(Task brief) Retype the opening lines of the data exactly, stopping after the line that contains "86.4, 86.7, 87.0, 87.5, 88.0, 88.5, 89.0, 90.0, 92.0, 97.7]". Skip every picture.

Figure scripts
.....
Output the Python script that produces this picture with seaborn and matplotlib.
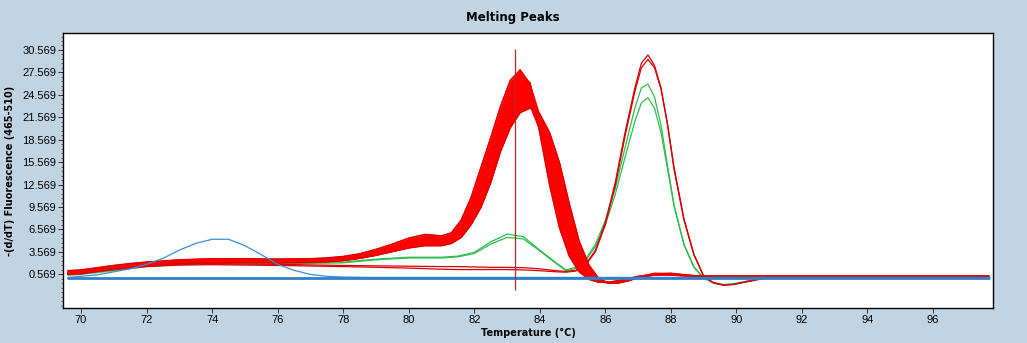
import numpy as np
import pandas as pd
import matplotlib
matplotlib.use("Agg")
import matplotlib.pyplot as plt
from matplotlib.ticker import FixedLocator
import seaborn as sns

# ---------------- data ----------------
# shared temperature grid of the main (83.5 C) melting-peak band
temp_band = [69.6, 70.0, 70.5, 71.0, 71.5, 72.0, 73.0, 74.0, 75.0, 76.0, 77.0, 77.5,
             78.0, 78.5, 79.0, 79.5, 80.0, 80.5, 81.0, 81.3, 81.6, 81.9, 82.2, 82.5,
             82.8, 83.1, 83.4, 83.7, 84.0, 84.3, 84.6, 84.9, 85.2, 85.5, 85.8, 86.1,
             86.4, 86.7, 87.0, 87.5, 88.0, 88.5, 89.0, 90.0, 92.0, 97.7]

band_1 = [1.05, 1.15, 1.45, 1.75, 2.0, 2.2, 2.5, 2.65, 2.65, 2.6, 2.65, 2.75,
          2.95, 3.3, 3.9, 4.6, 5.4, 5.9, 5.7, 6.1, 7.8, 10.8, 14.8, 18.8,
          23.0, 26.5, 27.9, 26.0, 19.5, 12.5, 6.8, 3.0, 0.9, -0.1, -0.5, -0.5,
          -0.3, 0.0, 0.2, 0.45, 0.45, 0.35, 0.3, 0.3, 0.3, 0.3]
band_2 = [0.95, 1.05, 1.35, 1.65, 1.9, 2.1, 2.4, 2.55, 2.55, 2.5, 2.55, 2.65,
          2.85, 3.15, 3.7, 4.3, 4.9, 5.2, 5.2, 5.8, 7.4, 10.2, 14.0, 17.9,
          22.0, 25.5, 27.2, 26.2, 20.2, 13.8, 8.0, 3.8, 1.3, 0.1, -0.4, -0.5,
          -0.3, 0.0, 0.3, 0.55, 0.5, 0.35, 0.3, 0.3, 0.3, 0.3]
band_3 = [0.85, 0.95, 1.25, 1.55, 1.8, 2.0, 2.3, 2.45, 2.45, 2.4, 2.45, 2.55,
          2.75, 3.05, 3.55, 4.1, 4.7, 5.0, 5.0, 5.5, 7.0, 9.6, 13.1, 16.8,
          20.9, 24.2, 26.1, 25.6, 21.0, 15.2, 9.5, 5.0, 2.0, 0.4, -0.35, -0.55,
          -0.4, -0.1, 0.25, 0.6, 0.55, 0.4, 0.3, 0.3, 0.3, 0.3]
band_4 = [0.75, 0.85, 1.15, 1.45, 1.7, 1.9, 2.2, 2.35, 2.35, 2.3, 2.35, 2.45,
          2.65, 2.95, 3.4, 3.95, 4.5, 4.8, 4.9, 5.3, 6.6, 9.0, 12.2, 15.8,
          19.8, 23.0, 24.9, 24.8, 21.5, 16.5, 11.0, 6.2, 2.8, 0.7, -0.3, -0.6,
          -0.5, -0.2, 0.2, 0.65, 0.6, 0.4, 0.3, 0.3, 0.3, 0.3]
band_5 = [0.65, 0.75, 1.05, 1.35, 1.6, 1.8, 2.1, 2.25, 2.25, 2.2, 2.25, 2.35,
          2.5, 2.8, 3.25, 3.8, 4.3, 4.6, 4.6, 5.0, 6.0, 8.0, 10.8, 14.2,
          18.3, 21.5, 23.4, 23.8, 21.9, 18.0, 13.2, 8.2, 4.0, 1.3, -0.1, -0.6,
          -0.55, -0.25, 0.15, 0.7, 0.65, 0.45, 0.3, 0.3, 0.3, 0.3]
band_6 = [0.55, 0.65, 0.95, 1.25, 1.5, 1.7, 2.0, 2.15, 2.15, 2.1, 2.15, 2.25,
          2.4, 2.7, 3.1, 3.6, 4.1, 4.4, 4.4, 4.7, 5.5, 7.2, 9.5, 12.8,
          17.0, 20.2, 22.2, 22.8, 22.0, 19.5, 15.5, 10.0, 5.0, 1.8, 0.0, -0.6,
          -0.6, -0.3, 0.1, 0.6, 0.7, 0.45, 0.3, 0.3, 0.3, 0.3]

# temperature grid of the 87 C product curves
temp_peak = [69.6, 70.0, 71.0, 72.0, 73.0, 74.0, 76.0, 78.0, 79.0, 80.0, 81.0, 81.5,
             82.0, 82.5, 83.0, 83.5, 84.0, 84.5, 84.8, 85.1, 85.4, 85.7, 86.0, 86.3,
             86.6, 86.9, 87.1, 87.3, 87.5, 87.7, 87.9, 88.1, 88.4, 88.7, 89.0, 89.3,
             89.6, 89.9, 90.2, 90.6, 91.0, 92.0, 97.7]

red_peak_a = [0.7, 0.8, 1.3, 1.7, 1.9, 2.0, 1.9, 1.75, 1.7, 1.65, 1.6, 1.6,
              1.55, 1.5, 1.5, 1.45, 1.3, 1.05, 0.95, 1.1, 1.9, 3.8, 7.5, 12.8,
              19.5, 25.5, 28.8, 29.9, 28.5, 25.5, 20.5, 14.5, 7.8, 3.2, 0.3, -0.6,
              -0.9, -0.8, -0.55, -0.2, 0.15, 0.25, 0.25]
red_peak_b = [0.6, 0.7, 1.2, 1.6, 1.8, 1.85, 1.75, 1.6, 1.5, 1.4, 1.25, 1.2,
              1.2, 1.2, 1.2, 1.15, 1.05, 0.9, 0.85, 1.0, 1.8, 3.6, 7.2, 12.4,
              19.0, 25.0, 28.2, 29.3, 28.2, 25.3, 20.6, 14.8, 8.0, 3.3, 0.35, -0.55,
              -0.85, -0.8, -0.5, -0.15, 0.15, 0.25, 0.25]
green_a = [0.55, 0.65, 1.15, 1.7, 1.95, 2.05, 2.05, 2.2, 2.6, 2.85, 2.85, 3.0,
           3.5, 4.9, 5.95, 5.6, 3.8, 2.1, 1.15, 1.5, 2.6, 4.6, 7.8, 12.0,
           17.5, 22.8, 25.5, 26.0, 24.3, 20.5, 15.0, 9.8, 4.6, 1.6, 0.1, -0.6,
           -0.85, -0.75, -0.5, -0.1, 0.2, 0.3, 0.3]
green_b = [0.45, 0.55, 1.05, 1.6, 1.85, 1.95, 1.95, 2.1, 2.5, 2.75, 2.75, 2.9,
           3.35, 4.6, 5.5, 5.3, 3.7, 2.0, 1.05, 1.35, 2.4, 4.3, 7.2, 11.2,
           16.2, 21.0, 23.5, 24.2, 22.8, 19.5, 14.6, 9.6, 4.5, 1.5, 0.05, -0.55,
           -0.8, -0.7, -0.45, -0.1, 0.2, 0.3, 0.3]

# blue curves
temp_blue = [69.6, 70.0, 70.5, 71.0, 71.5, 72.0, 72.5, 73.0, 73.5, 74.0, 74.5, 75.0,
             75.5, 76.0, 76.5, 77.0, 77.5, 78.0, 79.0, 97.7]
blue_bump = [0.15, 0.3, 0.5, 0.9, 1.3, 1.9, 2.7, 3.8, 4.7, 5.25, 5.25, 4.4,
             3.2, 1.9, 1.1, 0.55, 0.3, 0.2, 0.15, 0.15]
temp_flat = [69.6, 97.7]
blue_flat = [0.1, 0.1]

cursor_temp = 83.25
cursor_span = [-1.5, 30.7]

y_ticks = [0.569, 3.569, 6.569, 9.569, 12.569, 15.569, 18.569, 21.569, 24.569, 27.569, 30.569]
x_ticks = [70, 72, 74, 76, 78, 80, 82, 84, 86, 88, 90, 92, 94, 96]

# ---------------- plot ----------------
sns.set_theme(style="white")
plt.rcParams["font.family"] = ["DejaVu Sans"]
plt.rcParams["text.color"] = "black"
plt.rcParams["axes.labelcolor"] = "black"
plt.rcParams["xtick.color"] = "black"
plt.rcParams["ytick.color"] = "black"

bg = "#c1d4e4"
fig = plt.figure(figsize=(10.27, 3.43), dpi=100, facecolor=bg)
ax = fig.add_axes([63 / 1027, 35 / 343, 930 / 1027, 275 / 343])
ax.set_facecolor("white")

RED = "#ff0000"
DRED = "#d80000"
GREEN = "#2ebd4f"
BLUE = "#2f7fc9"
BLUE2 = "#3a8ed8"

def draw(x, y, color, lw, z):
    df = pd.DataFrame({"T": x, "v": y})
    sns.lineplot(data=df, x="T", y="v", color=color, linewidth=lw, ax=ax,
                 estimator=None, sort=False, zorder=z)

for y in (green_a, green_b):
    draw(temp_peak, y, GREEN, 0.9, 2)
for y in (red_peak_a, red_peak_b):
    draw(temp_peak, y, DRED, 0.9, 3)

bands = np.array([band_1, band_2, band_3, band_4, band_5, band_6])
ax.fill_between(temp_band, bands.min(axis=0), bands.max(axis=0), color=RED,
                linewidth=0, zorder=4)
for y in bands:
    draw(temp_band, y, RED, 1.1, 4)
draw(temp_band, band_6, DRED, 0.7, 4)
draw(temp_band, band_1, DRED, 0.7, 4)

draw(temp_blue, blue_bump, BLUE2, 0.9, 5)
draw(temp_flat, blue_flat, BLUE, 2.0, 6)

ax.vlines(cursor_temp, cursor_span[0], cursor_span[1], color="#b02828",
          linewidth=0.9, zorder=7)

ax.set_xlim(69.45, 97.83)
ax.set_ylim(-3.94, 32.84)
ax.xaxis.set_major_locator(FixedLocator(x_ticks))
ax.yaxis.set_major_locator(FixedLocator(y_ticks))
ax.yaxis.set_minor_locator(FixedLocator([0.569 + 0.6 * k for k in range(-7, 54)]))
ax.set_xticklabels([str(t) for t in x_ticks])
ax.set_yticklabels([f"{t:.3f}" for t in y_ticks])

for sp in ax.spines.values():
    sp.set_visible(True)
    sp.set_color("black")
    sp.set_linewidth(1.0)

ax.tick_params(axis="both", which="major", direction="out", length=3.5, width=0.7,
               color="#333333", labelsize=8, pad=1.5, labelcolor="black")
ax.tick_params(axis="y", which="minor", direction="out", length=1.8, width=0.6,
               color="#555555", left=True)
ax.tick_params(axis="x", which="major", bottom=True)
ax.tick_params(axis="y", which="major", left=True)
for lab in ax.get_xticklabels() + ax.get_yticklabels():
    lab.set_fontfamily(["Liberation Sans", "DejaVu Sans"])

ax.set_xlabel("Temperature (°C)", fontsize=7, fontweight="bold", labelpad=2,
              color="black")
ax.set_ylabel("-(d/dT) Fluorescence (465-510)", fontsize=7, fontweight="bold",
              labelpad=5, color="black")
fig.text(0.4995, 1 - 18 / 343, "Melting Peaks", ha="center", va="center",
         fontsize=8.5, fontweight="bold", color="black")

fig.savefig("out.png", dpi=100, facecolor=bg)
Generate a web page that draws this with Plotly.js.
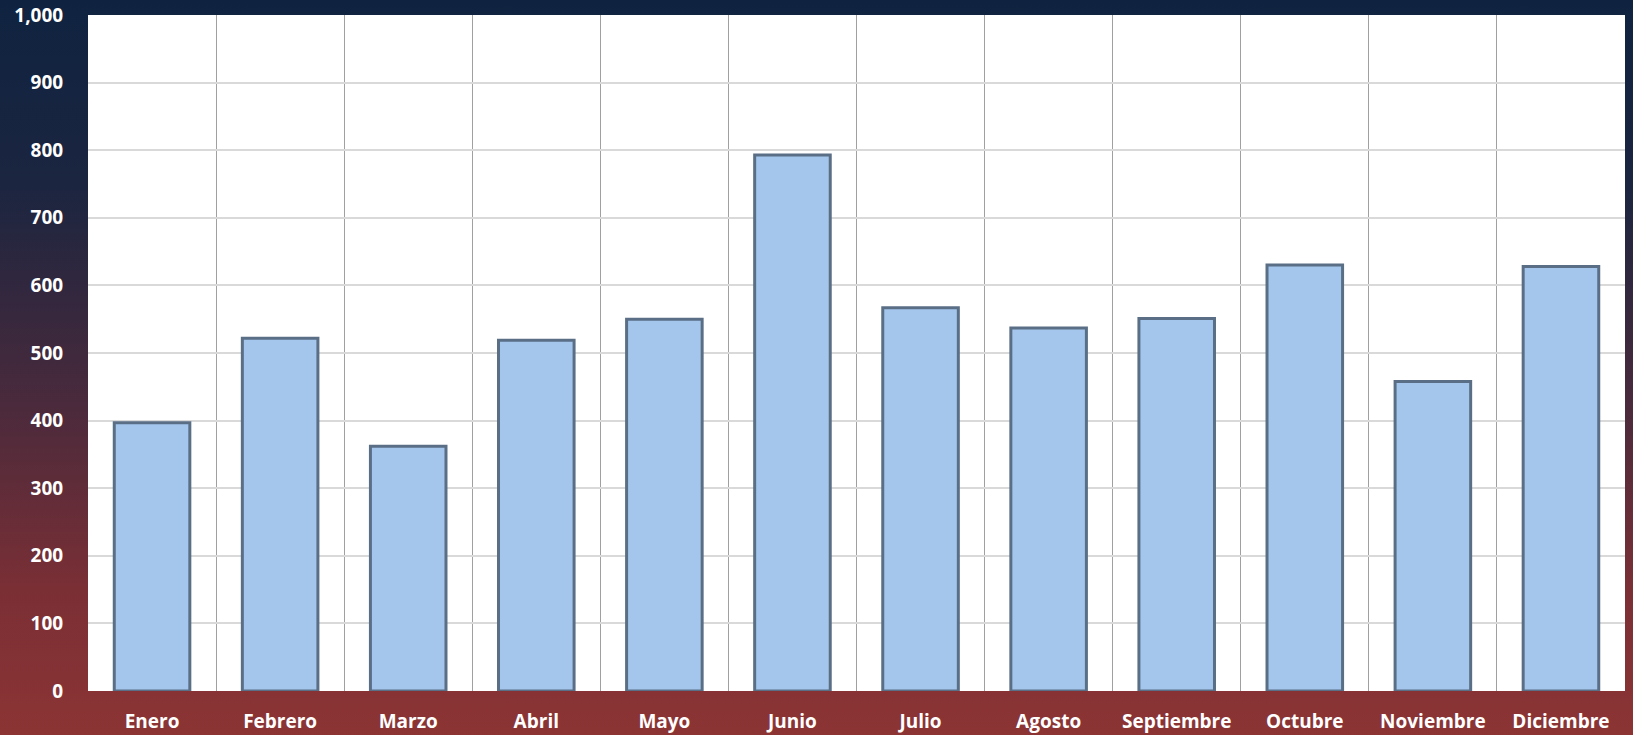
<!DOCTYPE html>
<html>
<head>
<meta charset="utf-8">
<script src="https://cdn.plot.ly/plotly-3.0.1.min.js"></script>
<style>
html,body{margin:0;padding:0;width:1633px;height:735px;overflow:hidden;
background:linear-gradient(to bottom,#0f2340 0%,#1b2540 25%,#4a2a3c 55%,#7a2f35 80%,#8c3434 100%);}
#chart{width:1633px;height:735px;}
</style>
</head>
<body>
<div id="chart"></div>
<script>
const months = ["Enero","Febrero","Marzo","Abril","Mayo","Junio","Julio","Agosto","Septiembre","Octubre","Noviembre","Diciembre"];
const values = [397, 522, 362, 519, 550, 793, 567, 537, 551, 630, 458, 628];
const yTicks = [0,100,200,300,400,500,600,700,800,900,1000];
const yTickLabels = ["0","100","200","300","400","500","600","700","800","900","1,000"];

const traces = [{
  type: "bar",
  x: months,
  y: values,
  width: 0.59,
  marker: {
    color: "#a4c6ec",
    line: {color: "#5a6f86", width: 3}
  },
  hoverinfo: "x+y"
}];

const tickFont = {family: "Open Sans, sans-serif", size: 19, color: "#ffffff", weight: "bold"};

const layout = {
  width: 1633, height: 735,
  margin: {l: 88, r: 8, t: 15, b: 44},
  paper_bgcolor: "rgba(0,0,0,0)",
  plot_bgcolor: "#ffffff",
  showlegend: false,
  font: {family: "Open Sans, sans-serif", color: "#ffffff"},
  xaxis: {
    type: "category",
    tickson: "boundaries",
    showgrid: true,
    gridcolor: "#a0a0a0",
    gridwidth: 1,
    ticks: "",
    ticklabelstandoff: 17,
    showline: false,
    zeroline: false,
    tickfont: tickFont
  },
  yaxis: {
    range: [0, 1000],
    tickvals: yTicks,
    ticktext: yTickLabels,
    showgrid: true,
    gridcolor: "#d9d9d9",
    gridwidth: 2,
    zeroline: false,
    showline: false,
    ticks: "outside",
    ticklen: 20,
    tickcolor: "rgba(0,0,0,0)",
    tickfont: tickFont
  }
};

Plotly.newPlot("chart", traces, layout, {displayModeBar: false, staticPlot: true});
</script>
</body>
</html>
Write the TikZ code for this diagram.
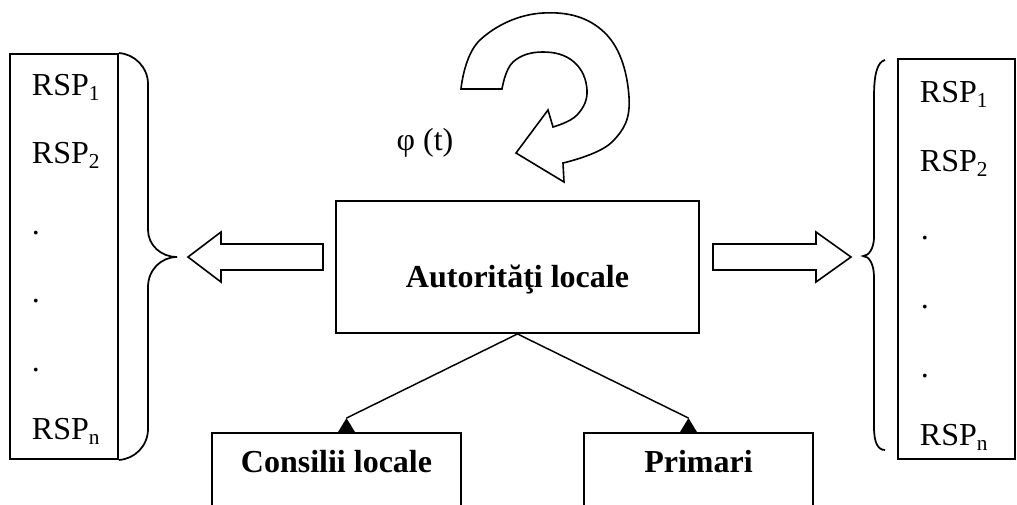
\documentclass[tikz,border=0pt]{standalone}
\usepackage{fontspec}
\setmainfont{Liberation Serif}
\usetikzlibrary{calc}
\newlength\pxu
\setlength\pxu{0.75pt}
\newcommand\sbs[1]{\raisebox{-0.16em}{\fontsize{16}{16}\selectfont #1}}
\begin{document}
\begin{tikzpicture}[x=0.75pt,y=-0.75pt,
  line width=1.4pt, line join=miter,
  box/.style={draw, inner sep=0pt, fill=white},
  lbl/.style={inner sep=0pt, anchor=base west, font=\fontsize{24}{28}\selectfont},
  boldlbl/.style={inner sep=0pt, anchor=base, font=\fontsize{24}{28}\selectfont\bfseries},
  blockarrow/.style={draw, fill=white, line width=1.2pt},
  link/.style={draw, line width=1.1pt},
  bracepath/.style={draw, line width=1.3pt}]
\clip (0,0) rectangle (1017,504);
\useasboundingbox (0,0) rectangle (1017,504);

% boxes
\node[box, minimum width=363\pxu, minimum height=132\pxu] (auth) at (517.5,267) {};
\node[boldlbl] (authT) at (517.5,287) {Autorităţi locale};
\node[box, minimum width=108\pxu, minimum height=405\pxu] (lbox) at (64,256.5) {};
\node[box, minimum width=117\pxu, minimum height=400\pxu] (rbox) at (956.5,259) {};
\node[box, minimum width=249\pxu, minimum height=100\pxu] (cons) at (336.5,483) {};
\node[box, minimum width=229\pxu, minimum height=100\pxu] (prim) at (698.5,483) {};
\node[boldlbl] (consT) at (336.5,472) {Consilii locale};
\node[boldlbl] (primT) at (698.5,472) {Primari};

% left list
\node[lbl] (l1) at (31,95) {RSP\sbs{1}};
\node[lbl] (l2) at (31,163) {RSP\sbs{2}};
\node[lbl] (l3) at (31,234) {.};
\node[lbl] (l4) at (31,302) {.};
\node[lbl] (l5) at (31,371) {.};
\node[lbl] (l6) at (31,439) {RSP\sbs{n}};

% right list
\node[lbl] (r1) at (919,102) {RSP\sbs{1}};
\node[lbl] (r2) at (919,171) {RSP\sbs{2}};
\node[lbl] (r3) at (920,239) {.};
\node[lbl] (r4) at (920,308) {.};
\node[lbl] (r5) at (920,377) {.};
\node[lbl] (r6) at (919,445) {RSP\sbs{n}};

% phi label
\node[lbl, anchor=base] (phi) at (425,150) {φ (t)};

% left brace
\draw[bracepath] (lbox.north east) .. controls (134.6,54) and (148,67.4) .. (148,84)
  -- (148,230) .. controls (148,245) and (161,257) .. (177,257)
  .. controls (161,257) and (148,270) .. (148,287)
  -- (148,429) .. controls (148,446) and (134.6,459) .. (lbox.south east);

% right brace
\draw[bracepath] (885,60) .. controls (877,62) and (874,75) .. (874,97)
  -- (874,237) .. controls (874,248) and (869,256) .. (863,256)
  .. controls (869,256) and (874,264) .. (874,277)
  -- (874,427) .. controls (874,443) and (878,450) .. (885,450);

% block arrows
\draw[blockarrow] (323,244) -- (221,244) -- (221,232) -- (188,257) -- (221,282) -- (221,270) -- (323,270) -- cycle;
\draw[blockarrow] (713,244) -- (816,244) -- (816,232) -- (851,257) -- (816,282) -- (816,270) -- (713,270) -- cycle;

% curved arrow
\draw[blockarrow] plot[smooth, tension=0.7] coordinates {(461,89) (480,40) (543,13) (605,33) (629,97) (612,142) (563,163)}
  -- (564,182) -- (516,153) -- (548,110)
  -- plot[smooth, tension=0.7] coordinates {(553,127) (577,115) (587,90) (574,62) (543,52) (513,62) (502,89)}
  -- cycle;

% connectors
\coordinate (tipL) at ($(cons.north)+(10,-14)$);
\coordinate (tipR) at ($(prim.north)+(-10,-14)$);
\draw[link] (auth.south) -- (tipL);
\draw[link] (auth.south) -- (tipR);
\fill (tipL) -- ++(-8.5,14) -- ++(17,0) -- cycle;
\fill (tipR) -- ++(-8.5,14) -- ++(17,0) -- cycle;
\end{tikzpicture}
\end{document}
.....
(Exercise output)
Output the Python script that produces this picture with seaborn and matplotlib.
import numpy as np
import pandas as pd
import matplotlib
matplotlib.use("Agg")
import matplotlib.pyplot as plt
from matplotlib.ticker import FixedLocator
import seaborn as sns

# ---------------- data ----------------
# shared temperature grid of the main (83.5 C) melting-peak band
temp_band = [69.6, 70.0, 70.5, 71.0, 71.5, 72.0, 73.0, 74.0, 75.0, 76.0, 77.0, 77.5,
             78.0, 78.5, 79.0, 79.5, 80.0, 80.5, 81.0, 81.3, 81.6, 81.9, 82.2, 82.5,
             82.8, 83.1, 83.4, 83.7, 84.0, 84.3, 84.6, 84.9, 85.2, 85.5, 85.8, 86.1,
             86.4, 86.7, 87.0, 87.5, 88.0, 88.5, 89.0, 90.0, 92.0, 97.7]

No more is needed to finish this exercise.